11. A voice receiving device comprising:

a microphone array;

a camera;

a capturing module, configured to, in response to an operation, control the microphone array to capture a first voice and convert the first voice to a first voice signal, and control the camera to capture a plurality of mouth pictures of a user, wherein the first voice comprises a target voice and a background noise;

a determining module configured to determine whether the first voice synchronizes the mouth pictures, and when the first voice synchronizes the mouth pictures, compare the first voice signal to a preset voice signal to determine a target voice signal;

a time module configured to obtain time of delay between the microphones of the microphone array when the microphones capture the target voice signal;

a calculating module configured to, according to the time of delay, calculate a position of sound source of the target voice signal;

the capturing module further configured to control the microphone array to capture a second voice and convert the second voice to a second voice signal; and

a de-noising module configured to, according to the position of the sound source, de-noise the second voice signal.

12. The voice receiving device as claimed in claim 11, wherein the microphone array comprises at least two microphones installed at different positions of the voice capturing device.

13. The voice receiving device as claimed in claim 12, wherein the position of the sound source of the target voice signal comprises distance and orientation.

14. The voice receiving device as claimed in claim 11, wherein the de-noising module transmits voice signal in the second voice signal belonging to the target voice signal to a voice delivery channel and transmits voice signal in the second voice signal not belonging to the target voice signal to a noise delivery channel; and according to the voice signal transmitted to the noise delivery channel, de-noising the voice signal transmitted to the voice delivery channel.

15. The voice receiving device as claimed in claim 14, wherein the de-noising module eliminates a part of the second voice signal having frequency without the frequency of the preset voice signal from the second voice signal.

16. The voice receiving device as claimed in claim 14, wherein the de-noising module eliminates a part of the second voice signal having voice amplitude without the voice amplitude of the preset voice signal from the second voice signal.

17. The voice receiving device as claimed in claim 11, wherein the preset voice signal is a prestored user voice signal.

18. The voice receiving device as claimed in claim 11, wherein the determining module compares frequency of the first voice signal to frequency of the preset voice signal; and when the frequency of the first voice signal is within the frequency of the preset voice signal, the determining module determines the first voice signal comprising the target voice signal.
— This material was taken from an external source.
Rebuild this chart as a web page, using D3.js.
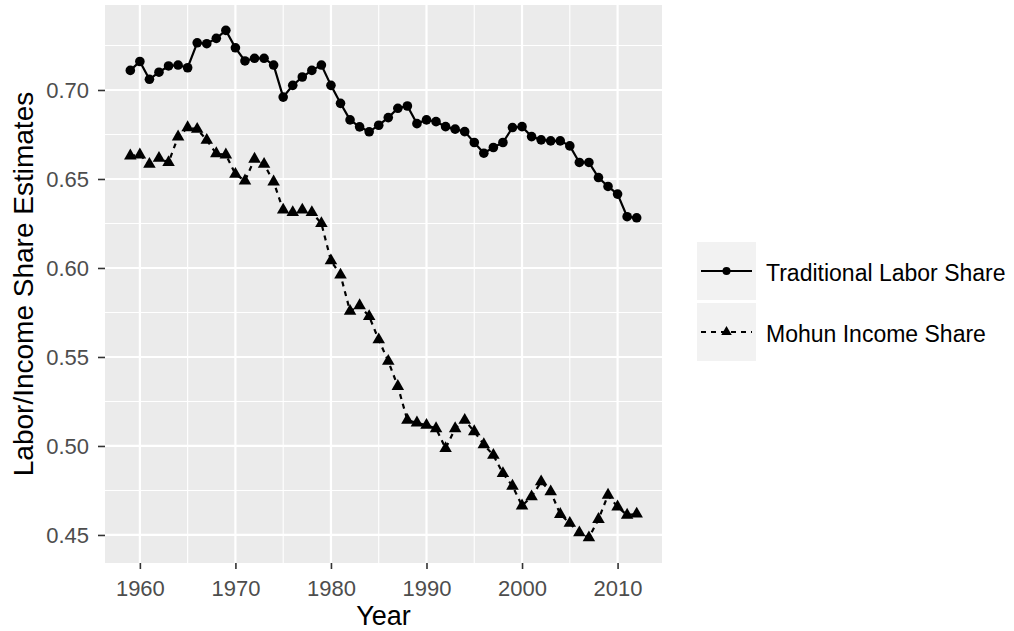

19. The voice receiving device as claimed in claim 11, wherein the determining module compares voice amplitude of the first voice signal to voice amplitude of the preset voice signal; and when the voice amplitude of the first voice signal is within the voice amplitude of the preset voice signal, the determining module determines the first voice signal comprising the target voice signal.

20. The voice receiving device as claimed in claim 11, wherein the operation is making a call.